Find every line with the string "using" in it, count them, and reply with that count only.

(Figure scripts)
## begin

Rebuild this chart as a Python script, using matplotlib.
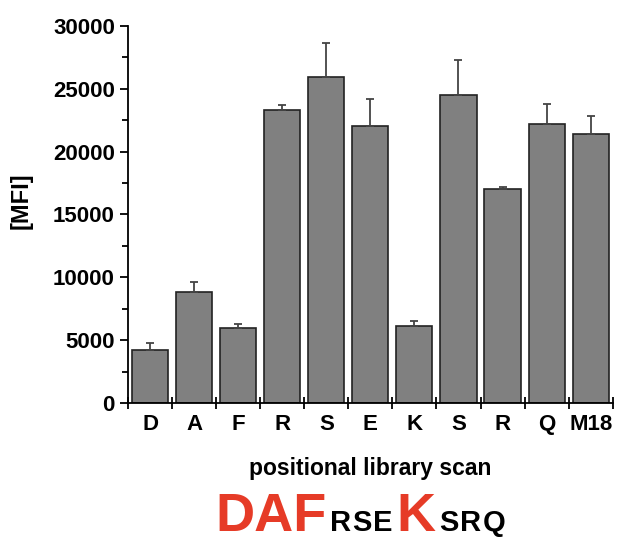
import numpy as np
import matplotlib.pyplot as plt

plt.rcParams['font.family'] = ['Liberation Sans', 'DejaVu Sans']

labels = ['D', 'A', 'F', 'R', 'S', 'E', 'K', 'S', 'R', 'Q', 'M18']
mfi = [4200, 8830, 5990, 23310, 25940, 22010, 6120, 24500, 17020, 22170, 21400]
err_top = [4750, 9650, 6280, 23680, 28660, 24180, 6550, 27310, 17180, 23790, 22830]

# caption pieces: text, font size, colour
caption = [('DAF', 39, '#e63b27'), ('RSE', 21, 'black'), ('K', 39, '#e63b27'), ('SRQ', 21, 'black')]

mfi = np.array(mfi)
err = np.array(err_top) - mfi
x = np.arange(len(labels))

fig = plt.figure(figsize=(6.17, 5.41), dpi=100)
ax = fig.add_axes([0.2075, 0.2551, 0.7855, 0.6969])

ax.bar(x, mfi, width=0.82, color='#808080', edgecolor='#222222', linewidth=1.2, zorder=2)
ax.errorbar(x, mfi, yerr=[np.zeros_like(err), err], fmt='none', ecolor='#444444',
            elinewidth=1.3, capsize=3, capthick=1.3, zorder=3)

ax.set_xlim(-0.5, len(labels) - 0.5)
ax.set_ylim(0, 30000)
ax.spines['top'].set_visible(False)
ax.spines['right'].set_visible(False)
for s in ['left', 'bottom']:
    ax.spines[s].set_linewidth(1.3)

ax.set_yticks(np.arange(0, 30001, 5000))
ax.set_yticks(np.arange(2500, 30000, 5000), minor=True)
ax.tick_params(axis='y', which='major', direction='out', length=6, width=1.3,
               labelsize=16)
ax.tick_params(axis='y', which='minor', direction='out', length=4, width=1.3)
for t in ax.get_yticklabels():
    t.set_fontweight('bold')

ax.set_xticks(x)
ax.set_xticklabels(labels, fontsize=16, fontweight='bold')
ax.set_xticks(np.arange(-0.5, len(labels), 1), minor=True)
ax.tick_params(axis='x', which='major', length=0, pad=8)
ax.tick_params(axis='x', which='minor', direction='inout', length=9, width=1.3)

ax.set_ylabel('[MFI]', fontsize=17, fontweight='bold')
ax.yaxis.set_label_coords(-0.196, 0.536)
ax.set_xlabel('positional library scan', fontsize=16.5, fontweight='bold', labelpad=16)

# sequence caption: pieces laid side by side on one baseline
fig.canvas.draw()
renderer = fig.canvas.get_renderer()
xpos = 215
for txt, size, col in caption:
    # small letters are spread a little, big ones set as one word
    chunks = list(txt) if size < 30 else [txt]
    for ch in chunks:
        t = fig.text(xpos / fig.bbox.width, 10 / fig.bbox.height, ch, fontsize=size,
                     fontweight='bold', color=col, ha='left', va='baseline')
        xpos = t.get_window_extent(renderer).x1 + 1.5
    xpos += 2

fig.savefig('out.png', dpi=100)
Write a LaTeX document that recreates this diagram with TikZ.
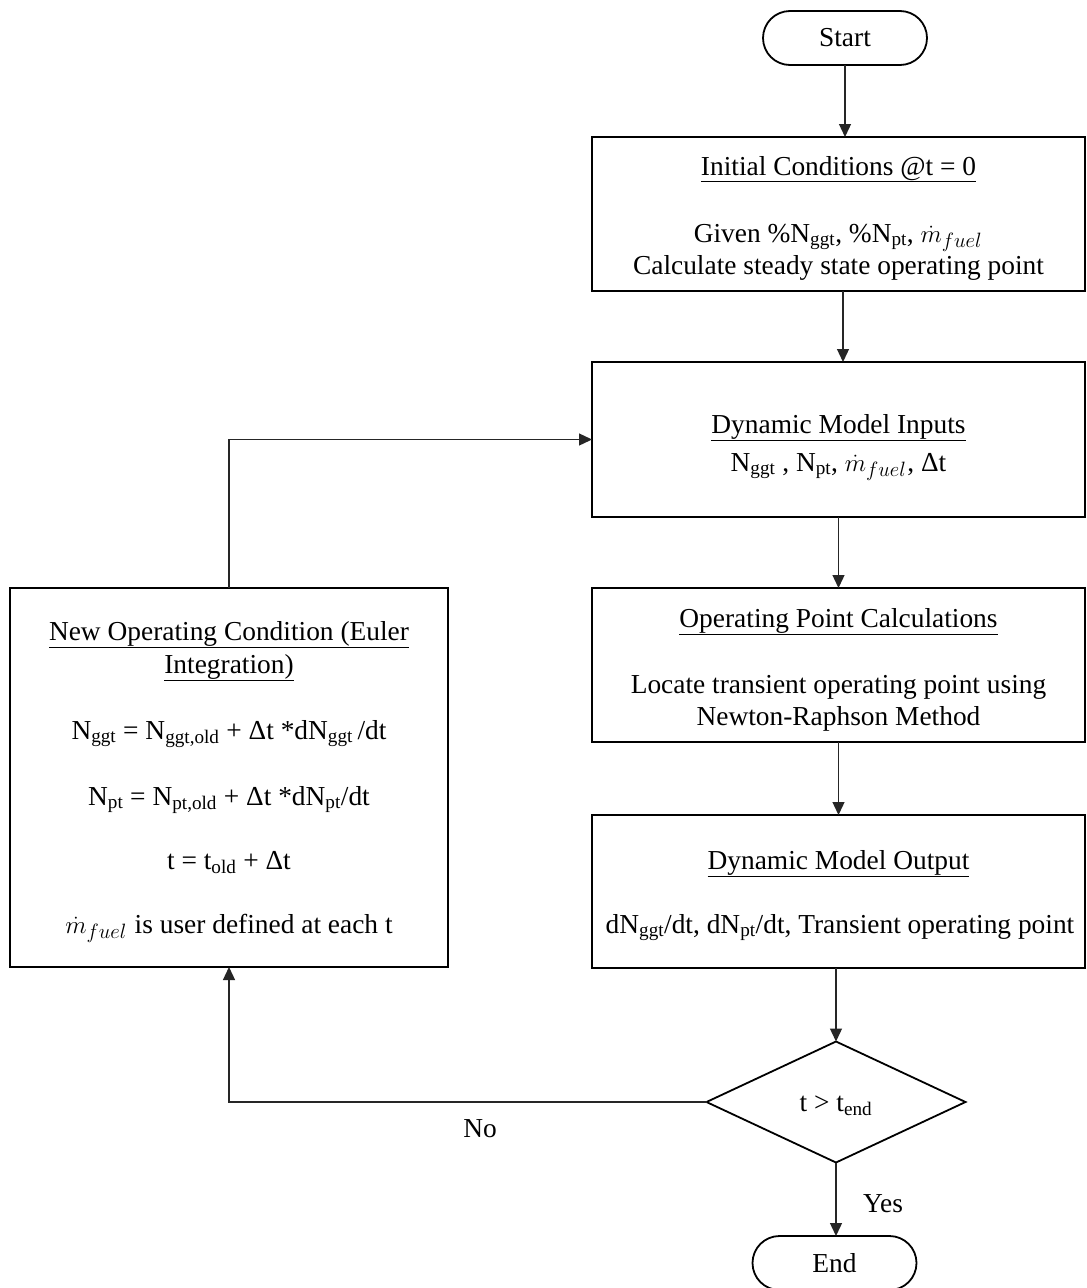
\documentclass[tikz,border=0pt]{standalone}
\usepackage{fontspec}
\setmainfont{Liberation Serif}
\usetikzlibrary{shapes.geometric,shapes.misc,arrows.meta}
\newcommand{\mfuel}{{\fontsize{31}{32}\selectfont$\dot{m}_{fuel}$}\kern1pt}
\begin{document}
\begin{tikzpicture}[x=1pt,y=-1pt,
  every node/.style={font=\fontsize{27.4}{32}\selectfont},
  box/.style={draw, line width=2.2pt, rectangle, inner sep=0pt, outer sep=0pt, anchor=north west},
  term/.style={draw, line width=1.8pt, rounded rectangle, minimum width=164pt, minimum height=54pt, inner sep=0pt, outer sep=0pt},
  dec/.style={draw, line width=1.8pt, diamond, minimum width=259pt, minimum height=121pt, inner sep=0pt, outer sep=0pt},
  txt/.style={anchor=base, inner sep=0pt},
  arr/.style={draw=black!85, line width=1.3pt, -{Triangle[length=13pt,width=12pt]}},
]
\useasboundingbox (0,0) rectangle (1087,1288);
\fill[white] (0,0) rectangle (1087,1288);
\begin{scope}
\clip (0,0) rectangle (1087,1288);
% shapes
\node[term] (start) at (845,38) {Start};
\node[box, minimum width=493pt, minimum height=154pt] (b1) at (592,137) {};
\node[box, minimum width=493pt, minimum height=155pt] (b2) at (592,362) {};
\node[box, minimum width=493pt, minimum height=154pt] (b3) at (592,588) {};
\node[box, minimum width=493pt, minimum height=153pt] (b4) at (592,815) {};
\node[box, minimum width=438pt, minimum height=379pt] (nb) at (10,588) {};
\node[dec] (dec) at (836,1102) {};
\node[term] (end) at (834.5,1263) {End};

% box texts
\node[txt] (b1a) at (838.5,175) {\underline{Initial Conditions @t = 0}};
\node[txt] (b1b) at (838.5,242) {Given \%N\textsubscript{ggt}, \%N\textsubscript{pt}, \mfuel};
\node[txt] (b1c) at (838.5,274) {Calculate steady state operating point};

\node[txt] (b2a) at (838.5,433) {\underline{Dynamic Model Inputs}};
\node[txt] (b2b) at (838.5,471) {N\textsubscript{ggt} , N\textsubscript{pt}, \mfuel, Δt};

\node[txt] (b3a) at (838.5,627) {\underline{Operating Point Calculations}};
\node[txt] (b3b) at (838.5,693) {Locate transient operating point using};
\node[txt] (b3c) at (838.5,725) {Newton-Raphson Method};

\node[txt] (b4a) at (838.5,869) {\underline{Dynamic Model Output}};
\node[txt] (b4b) at (840,933) {dN\textsubscript{ggt}/dt, dN\textsubscript{pt}/dt, Transient operating point};

\node[txt] (nba) at (229,640) {\underline{New Operating Condition (Euler}};
\node[txt] (nbb) at (229,673) {\underline{Integration)}};
\node[txt] (nbc) at (229,739) {N\textsubscript{ggt} = N\textsubscript{ggt,old} + Δt *dN\textsubscript{ggt}\,/dt};
\node[txt] (nbd) at (229,805) {N\textsubscript{pt} = N\textsubscript{pt,old} + Δt *dN\textsubscript{pt}/dt};
\node[txt] (nbe) at (229,869) {t = t\textsubscript{old} + Δt};
\node[txt] (nbf) at (229,933) {\mfuel\ is user defined at each t};

\node[txt] (dect) at (836,1111) {t > t\textsubscript{end}};

% connectors
\draw[arr] (start.south) -- (start.south |- b1.north);
\draw[arr] ([xshift=4.5pt]b1.south) -- ([xshift=4.5pt]b2.north);
\draw[arr] (b2.south) -- (b3.north);
\draw[arr] (b3.south) -- (b4.north);
\draw[arr] (dec.north |- b4.south) -- (dec.north);
\draw[arr] (dec.south) -- (dec.south |- end.north);
\draw[arr] (nb.north) |- (b2.west);
\draw[arr] (dec.west) -| (nb.south);

\node[txt] (no) at (480,1137) {No};
\node[txt] (yes) at (883,1212) {Yes};
\end{scope}
\end{tikzpicture}
\end{document}
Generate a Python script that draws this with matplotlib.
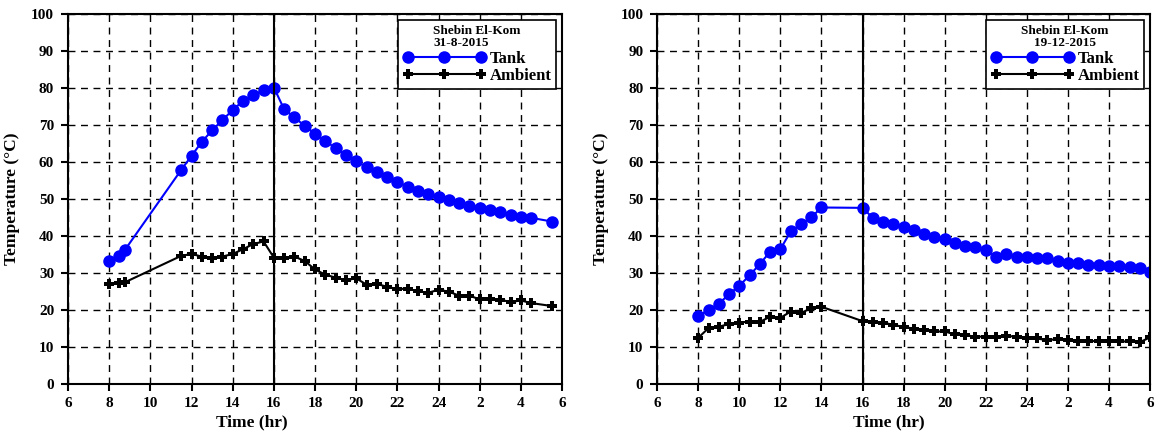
import numpy as np
import matplotlib.pyplot as plt

plt.rcParams['font.family'] = ['Liberation Serif', 'DejaVu Serif']
plt.rcParams['font.weight'] = 'bold'

# hours counted from midnight of the test day (24+ means next morning)
t1 = [8.0, 8.5, 8.75, 11.5, 12.0, 12.5, 13.0, 13.5, 14.0, 14.5, 15.0, 15.5, 16.0,
      16.5, 17.0, 17.5, 18.0, 18.5, 19.0, 19.5, 20.0, 20.5, 21.0, 21.5, 22.0,
      22.5, 23.0, 23.5, 24.0, 24.5, 25.0, 25.5, 26.0, 26.5, 27.0, 27.5, 28.0,
      28.5, 29.5]
tank1 = [33.3, 34.5, 36.1, 57.9, 61.7, 65.5, 68.6, 71.4, 74.1, 76.6, 78.1, 79.5, 80.2,
         74.3, 72.1, 69.8, 67.7, 65.7, 63.8, 61.9, 60.2, 58.7, 57.4, 55.9, 54.7,
         53.3, 52.3, 51.4, 50.6, 49.6, 49.0, 48.2, 47.6, 47.0, 46.5, 45.8, 45.2,
         44.9, 43.9]
amb1 = [27.0, 27.3, 27.4, 34.6, 35.1, 34.4, 33.9, 34.4, 35.1, 36.4, 37.8, 38.5, 34.1,
        34.1, 34.4, 33.2, 30.9, 29.5, 28.7, 28.0, 28.5, 26.8, 27.0, 26.2, 25.6,
        25.7, 25.0, 24.6, 25.4, 24.9, 23.8, 23.8, 22.8, 22.8, 22.7, 22.1, 22.5,
        21.8, 21.0]

t2 = [8.0, 8.5, 9.0, 9.5, 10.0, 10.5, 11.0, 11.5, 12.0, 12.5, 13.0, 13.5, 14.0,
      16.0, 16.5, 17.0, 17.5, 18.0, 18.5, 19.0, 19.5, 20.0, 20.5, 21.0, 21.5,
      22.0, 22.5, 23.0, 23.5, 24.0, 24.5, 25.0, 25.5, 26.0, 26.5, 27.0, 27.5,
      28.0, 28.5, 29.0, 29.5, 30.0]
tank2 = [18.4, 19.8, 21.6, 24.2, 26.5, 29.3, 32.4, 35.7, 36.4, 41.2, 43.2, 45.0, 47.7,
         47.6, 44.9, 43.9, 43.3, 42.4, 41.5, 40.5, 39.6, 39.2, 38.0, 37.4, 37.0,
         36.3, 34.3, 35.1, 34.3, 34.2, 34.0, 33.9, 33.1, 32.7, 32.7, 32.2, 32.0,
         31.9, 31.8, 31.6, 31.4, 30.1]
amb2 = [12.4, 15.0, 15.4, 16.1, 16.5, 16.8, 16.7, 18.1, 17.8, 19.5, 19.1, 20.4, 20.8,
        16.9, 16.8, 16.5, 15.9, 15.3, 14.9, 14.5, 14.1, 14.1, 13.3, 13.1, 12.7,
        12.7, 12.7, 12.9, 12.7, 12.3, 12.2, 11.7, 12.1, 11.8, 11.4, 11.5, 11.5,
        11.5, 11.4, 11.4, 11.2, 12.5]

xticks = np.arange(6, 31, 2)
xlabels = [str(h) if h <= 24 else str(h - 24) for h in xticks]


def panel(ax, t, tank, amb, title, align, xlab_pos):
    ax.plot(t, tank, '-o', color='blue', lw=1.5, ms=8, label='Tank')
    ax.plot(t, amb, '-P', color='black', lw=1.5, ms=7.5, mew=0, label='Ambient')
    ax.set_xlim(6, 30)
    ax.set_ylim(0, 100)
    ax.set_xticks(xticks)
    ax.set_xticklabels(xlabels)
    ax.set_yticks(np.arange(0, 101, 10))
    ax.grid(True, linestyle=(0, (5, 4)), color='black', lw=1)
    ax.axvline(16, color='black', lw=1.5)
    ax.tick_params(labelsize=11, width=1.5, length=5, pad=5)
    for s in ax.spines.values():
        s.set_linewidth(1.5)
    ax.set_xlabel('Time (hr)', fontsize=12.5, fontweight='bold', labelpad=0)
    ax.xaxis.set_label_coords(xlab_pos, -0.085)
    ax.set_ylabel('Temperature (\u00b0C)', fontsize=12.5, fontweight='bold', labelpad=8)
    leg = ax.legend(loc='upper right', title=title, numpoints=3, fancybox=False,
                    framealpha=1, edgecolor='black', fontsize=12,
                    title_fontproperties={'weight': 'bold', 'size': 9.5},
                    handlelength=5, borderaxespad=0.35, labelspacing=0.1,
                    borderpad=0.3, handletextpad=0.2)
    leg.get_title().set_multialignment(align)
    leg.get_title().set_linespacing(0.95)
    leg.get_frame().set_linewidth(1.2)


fig = plt.figure(figsize=(11.57, 4.38), dpi=100)
ax1 = fig.add_axes([0.0588, 0.1244, 0.427, 0.8425])
ax2 = fig.add_axes([0.568, 0.1244, 0.426, 0.8425])
panel(ax1, t1, tank1, amb1, 'Shebin El-Kom\n31-8-2015', 'left', 0.372)
panel(ax2, t2, tank2, amb2, 'Shebin El-Kom\n19-12-2015', 'center', 0.469)

fig.savefig('out.png', dpi=100)
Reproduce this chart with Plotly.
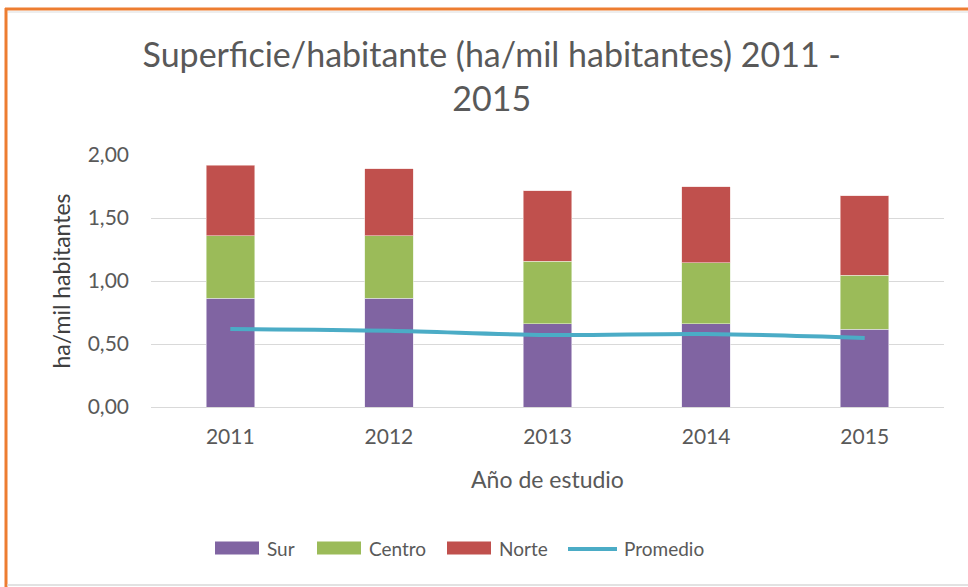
import plotly.graph_objects as go

years = ["2011", "2012", "2013", "2014", "2015"]
sur = [0.865, 0.865, 0.661, 0.661, 0.619]
centro = [0.495, 0.495, 0.495, 0.484, 0.426]
norte = [0.560, 0.529, 0.561, 0.604, 0.632]
promedio = [0.619, 0.605, 0.571, 0.579, 0.548]

series_names = ["Sur", "Centro", "Norte", "Promedio"]
series_colors = ["#8064A2", "#9BBB59", "#C0504D", "#4BACC6"]

FONT = "Lato"
GRAY = "#595959"

fig = go.Figure()
fig.add_trace(go.Bar(name="Sur", x=years, y=sur, marker=dict(color=series_colors[0], line=dict(color="#E6E0EE", width=0.6))))
fig.add_trace(go.Bar(name="Centro", x=years, y=centro, marker=dict(color=series_colors[1], line=dict(color="#E3EED3", width=0.6))))
fig.add_trace(go.Bar(name="Norte", x=years, y=norte, marker=dict(color=series_colors[2], line=dict(color="#F2D7D6", width=0.6))))
fig.add_trace(go.Scatter(name="Promedio", x=years, y=promedio, mode="lines",
                         line=dict(color=series_colors[3], width=4, shape="spline")))

W, H = 968, 587
l, r, t, b = 151, 24, 155, 180
pw, ph = W - l - r, H - t - b

fig.update_layout(
    width=W, height=H,
    barmode="stack", bargap=0.694,
    separators=",.",
    showlegend=False,
    paper_bgcolor="white", plot_bgcolor="white",
    margin=dict(l=l, r=r, t=t, b=b),
    font=dict(family=FONT, color=GRAY, size=18),
    title=dict(text="Superficie/habitante (ha/mil habitantes) 2011 -<br>2015",
               x=0.508, xref="container", xanchor="center",
               y=0.886, yref="container", yanchor="top",
               font=dict(family=FONT, size=34, color=GRAY)),
    xaxis=dict(title=dict(text="Año de estudio", font=dict(size=23, color=GRAY), standoff=24),
               tickfont=dict(size=21, color=GRAY), ticklabelstandoff=15,
               showgrid=False, showline=False, ticks=""),
    yaxis=dict(title=dict(text="ha/mil habitantes", font=dict(size=23, color="#404040"), standoff=10),
               range=[0, 2], dtick=0.5, tickformat=".2f",
               tickfont=dict(size=21, color=GRAY), ticklabelstandoff=21,
               showgrid=True, gridcolor="#D9D9D9", gridwidth=1.3,
               zeroline=True, zerolinecolor="#D9D9D9", zerolinewidth=1.3, ticks=""),
)

def px(x):
    return (x - l) / pw
def py(y):
    return (H - b - y) / ph

# chart frame
fig.add_shape(type="line", xref="paper", yref="paper", x0=px(5), x1=px(968), y0=py(9), y1=py(9),
              line=dict(color="#ED7D31", width=3))
fig.add_shape(type="line", xref="paper", yref="paper", x0=px(6), x1=px(6), y0=py(8), y1=py(587),
              line=dict(color="#ED7D31", width=3))
fig.add_shape(type="line", xref="paper", yref="paper", x0=px(7), x1=px(968), y0=py(585), y1=py(585),
              line=dict(color="#D9D9D9", width=1.5))
fig.add_shape(type="line", xref="paper", yref="paper", x0=px(8), x1=px(968), y0=py(12), y1=py(12),
              line=dict(color="#E8E8E8", width=1.5))

# legend (Excel-style wide swatches)
legend_swatch_x = [215, 317, 447, 568]
legend_y = 548
for i, (name, col) in enumerate(zip(series_names, series_colors)):
    x0 = legend_swatch_x[i]
    if name == "Promedio":
        fig.add_shape(type="line", xref="paper", yref="paper",
                      x0=px(x0), x1=px(x0 + 49), y0=py(legend_y + 1), y1=py(legend_y + 1),
                      line=dict(color=col, width=4))
        tx = x0 + 54
    else:
        fig.add_shape(type="rect", xref="paper", yref="paper",
                      x0=px(x0), x1=px(x0 + 44), y0=py(legend_y - 6.5), y1=py(legend_y + 6.5),
                      fillcolor=col, line=dict(width=0))
        tx = x0 + 50
    fig.add_annotation(text=name, xref="paper", yref="paper", x=px(tx), y=py(legend_y),
                       xanchor="left", yanchor="middle", showarrow=False,
                       font=dict(size=19, color=GRAY, family=FONT))

fig.write_html("out.html", config={"displayModeBar": False},
               post_script="document.body.style.margin='0';document.body.style.overflow='hidden';")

## end

### Written solution:
2